● WHAT TO WORK ON
Reproduce each line of the material exactly, minus any picture.
--- BEGIN ---
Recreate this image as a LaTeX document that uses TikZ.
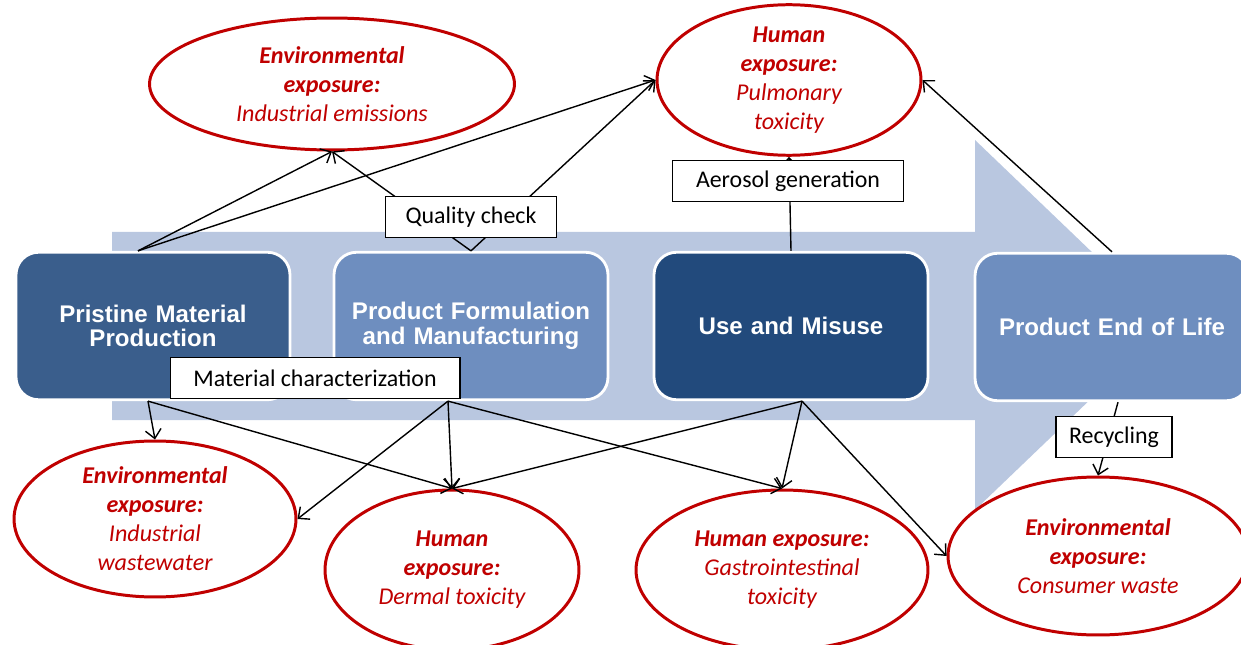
\documentclass[tikz,border=0pt]{standalone}
\usepackage{fontspec}
\setmainfont{Carlito}
\newfontfamily\arialfont{Liberation Sans}
\usepackage{xcolor}
\usetikzlibrary{arrows.meta,shapes.geometric,calc,positioning}

\definecolor{shaft}{HTML}{B9C7E0}
\definecolor{prisblue}{HTML}{3A5E8C}
\definecolor{formblue}{HTML}{6E8EBF}
\definecolor{useblue}{HTML}{224A7C}
\definecolor{expred}{HTML}{C00000}

\begin{document}
\begin{tikzpicture}[x=0.02cm,y=-0.02cm,->,>={Straight Barb[length=5pt,width=9pt]},line width=0.8pt]
  \tikzstyle{stage}=[draw=white, line width=1.6pt, rounded corners=0.45cm, minimum width=5.48cm, minimum height=2.95cm, text width=5.0cm, align=center, text=white, font=\arialfont\bfseries\fontsize{13.7}{14}\selectfont]
  \tikzstyle{expo}=[ellipse, draw=expred, line width=1.7pt, fill=white, text=expred, align=center, inner sep=0pt, font=\itshape\fontsize{13.7}{16.5}\selectfont]
  \tikzstyle{lab}=[draw=black, line width=0.6pt, fill=white, font=\fontsize{13.6}{15}\selectfont, minimum height=0.82cm, inner sep=2pt]

  \useasboundingbox (0,0) rectangle (1241,645);

  % big background arrow
  \fill[-, shaft] (112,232) -- (975,232) -- (975,140) -- (1168,325) -- (975,510) -- (975,420) -- (112,420) -- cycle;

  % life cycle stages
  \node[stage, fill=prisblue] (P) at (153,326) {Pristine Material\\Production};
  \node[stage, fill=formblue] (F) at (471,326) {Product Formulation\\and Manufacturing};
  \node[stage, fill=useblue]  (U) at (791,326) {Use and Misuse};
  \node[stage, fill=formblue] (L) at (1112,327) {Product End of Life};

  % exposures
  \node[expo, minimum width=7.3cm, minimum height=2.64cm] (EI) at (332,84) {\textbf{Environmental}\\\textbf{exposure:}\\Industrial emissions};
  \node[expo, minimum width=5.28cm, minimum height=2.6cm] (HP) at (789,80) {\textbf{Human}\\\textbf{exposure:}\\Pulmonary\\toxicity};
  \node[expo, minimum width=5.64cm, minimum height=3.12cm] (EW) at (155,519) {\textbf{Environmental}\\\textbf{exposure:}\\Industrial\\wastewater};
  \node[expo, minimum width=5.08cm, minimum height=3.2cm] (HD) at (452,570) {\textbf{Human}\\\textbf{exposure:}\\Dermal toxicity};
  \node[expo, minimum width=5.84cm, minimum height=3.2cm] (HG) at (782,570) {\textbf{Human exposure:}\\Gastrointestinal\\toxicity};
  \node[expo, minimum width=6.0cm, minimum height=3.16cm] (EC) at (1098,556) {\textbf{Environmental}\\\textbf{exposure:}\\Consumer waste};

  \coordinate (Pt) at ($(P.north)+(-15,0)$);
  \coordinate (Pb) at ($(P.south)+(-5,0)$);
  \coordinate (Fb) at ($(F.south)+(-23,0)$);
  \coordinate (Ub) at ($(U.south)+(11,0)$);
  \coordinate (Lb) at ($(L.south)+(6,0)$);

  \path
    (Pt) edge (EI.south)
    (Pt) edge (HP.west)
    (F.north) edge (EI.south)
    (F.north) edge (HP.west)
    (U.north) edge (HP.south)
    (L.north) edge (HP.east)
    (Pb) edge (EW.north)
    (Pb) edge (HD.north)
    (Fb) edge (EW.east)
    (Fb) edge (HD.north)
    (Fb) edge (HG.north)
    (Ub) edge (HD.north)
    (Ub) edge (HG.north)
    (Ub) edge (EC.west)
    (Lb) edge (EC.north);

  % process labels
  \node[lab, minimum width=3.42cm] (QC) at (471,217) {Quality check};
  \node[lab, minimum width=4.62cm] (AG) at (788,181) {Aerosol generation};
  \node[lab, minimum width=5.8cm]  (MC) at (315,378) {Material characterization};
  \node[lab, minimum width=2.32cm] (RC) at (1114,437) {Recycling};
\end{tikzpicture}
\end{document}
--- END ---
● EXERCISE SOLUTION
Recreate this image as a LaTeX document that uses TikZ.
\documentclass[tikz,border=0pt]{standalone}
\usepackage{fontspec}
\setmainfont{Carlito}
\newfontfamily\arialfont{Liberation Sans}
\usepackage{xcolor}
\usetikzlibrary{arrows.meta,shapes.geometric,calc,positioning}

\definecolor{shaft}{HTML}{B9C7E0}
\definecolor{prisblue}{HTML}{3A5E8C}
\definecolor{formblue}{HTML}{6E8EBF}
\definecolor{useblue}{HTML}{224A7C}
\definecolor{expred}{HTML}{C00000}

\begin{document}
\begin{tikzpicture}[x=0.02cm,y=-0.02cm,->,>={Straight Barb[length=5pt,width=9pt]},line width=0.8pt]
  \tikzstyle{stage}=[draw=white, line width=1.6pt, rounded corners=0.45cm, minimum width=5.48cm, minimum height=2.95cm, text width=5.0cm, align=center, text=white, font=\arialfont\bfseries\fontsize{13.7}{14}\selectfont]
  \tikzstyle{expo}=[ellipse, draw=expred, line width=1.7pt, fill=white, text=expred, align=center, inner sep=0pt, font=\itshape\fontsize{13.7}{16.5}\selectfont]
  \tikzstyle{lab}=[draw=black, line width=0.6pt, fill=white, font=\fontsize{13.6}{15}\selectfont, minimum height=0.82cm, inner sep=2pt]

  \useasboundingbox (0,0) rectangle (1241,645);

  % big background arrow
  \fill[-, shaft] (112,232) -- (975,232) -- (975,140) -- (1168,325) -- (975,510) -- (975,420) -- (112,420) -- cycle;

  % life cycle stages
  \node[stage, fill=prisblue] (P) at (153,326) {Pristine Material\\Production};
  \node[stage, fill=formblue] (F) at (471,326) {Product Formulation\\and Manufacturing};
  \node[stage, fill=useblue]  (U) at (791,326) {Use and Misuse};
  \node[stage, fill=formblue] (L) at (1112,327) {Product End of Life};

  % exposures
  \node[expo, minimum width=7.3cm, minimum height=2.64cm] (EI) at (332,84) {\textbf{Environmental}\\\textbf{exposure:}\\Industrial emissions};
  \node[expo, minimum width=5.28cm, minimum height=2.6cm] (HP) at (789,80) {\textbf{Human}\\\textbf{exposure:}\\Pulmonary\\toxicity};
  \node[expo, minimum width=5.64cm, minimum height=3.12cm] (EW) at (155,519) {\textbf{Environmental}\\\textbf{exposure:}\\Industrial\\wastewater};
  \node[expo, minimum width=5.08cm, minimum height=3.2cm] (HD) at (452,570) {\textbf{Human}\\\textbf{exposure:}\\Dermal toxicity};
  \node[expo, minimum width=5.84cm, minimum height=3.2cm] (HG) at (782,570) {\textbf{Human exposure:}\\Gastrointestinal\\toxicity};
  \node[expo, minimum width=6.0cm, minimum height=3.16cm] (EC) at (1098,556) {\textbf{Environmental}\\\textbf{exposure:}\\Consumer waste};

  \coordinate (Pt) at ($(P.north)+(-15,0)$);
  \coordinate (Pb) at ($(P.south)+(-5,0)$);
  \coordinate (Fb) at ($(F.south)+(-23,0)$);
  \coordinate (Ub) at ($(U.south)+(11,0)$);
  \coordinate (Lb) at ($(L.south)+(6,0)$);

  \path
    (Pt) edge (EI.south)
    (Pt) edge (HP.west)
    (F.north) edge (EI.south)
    (F.north) edge (HP.west)
    (U.north) edge (HP.south)
    (L.north) edge (HP.east)
    (Pb) edge (EW.north)
    (Pb) edge (HD.north)
    (Fb) edge (EW.east)
    (Fb) edge (HD.north)
    (Fb) edge (HG.north)
    (Ub) edge (HD.north)
    (Ub) edge (HG.north)
    (Ub) edge (EC.west)
    (Lb) edge (EC.north);

  % process labels
  \node[lab, minimum width=3.42cm] (QC) at (471,217) {Quality check};
  \node[lab, minimum width=4.62cm] (AG) at (788,181) {Aerosol generation};
  \node[lab, minimum width=5.8cm]  (MC) at (315,378) {Material characterization};
  \node[lab, minimum width=2.32cm] (RC) at (1114,437) {Recycling};
\end{tikzpicture}
\end{document}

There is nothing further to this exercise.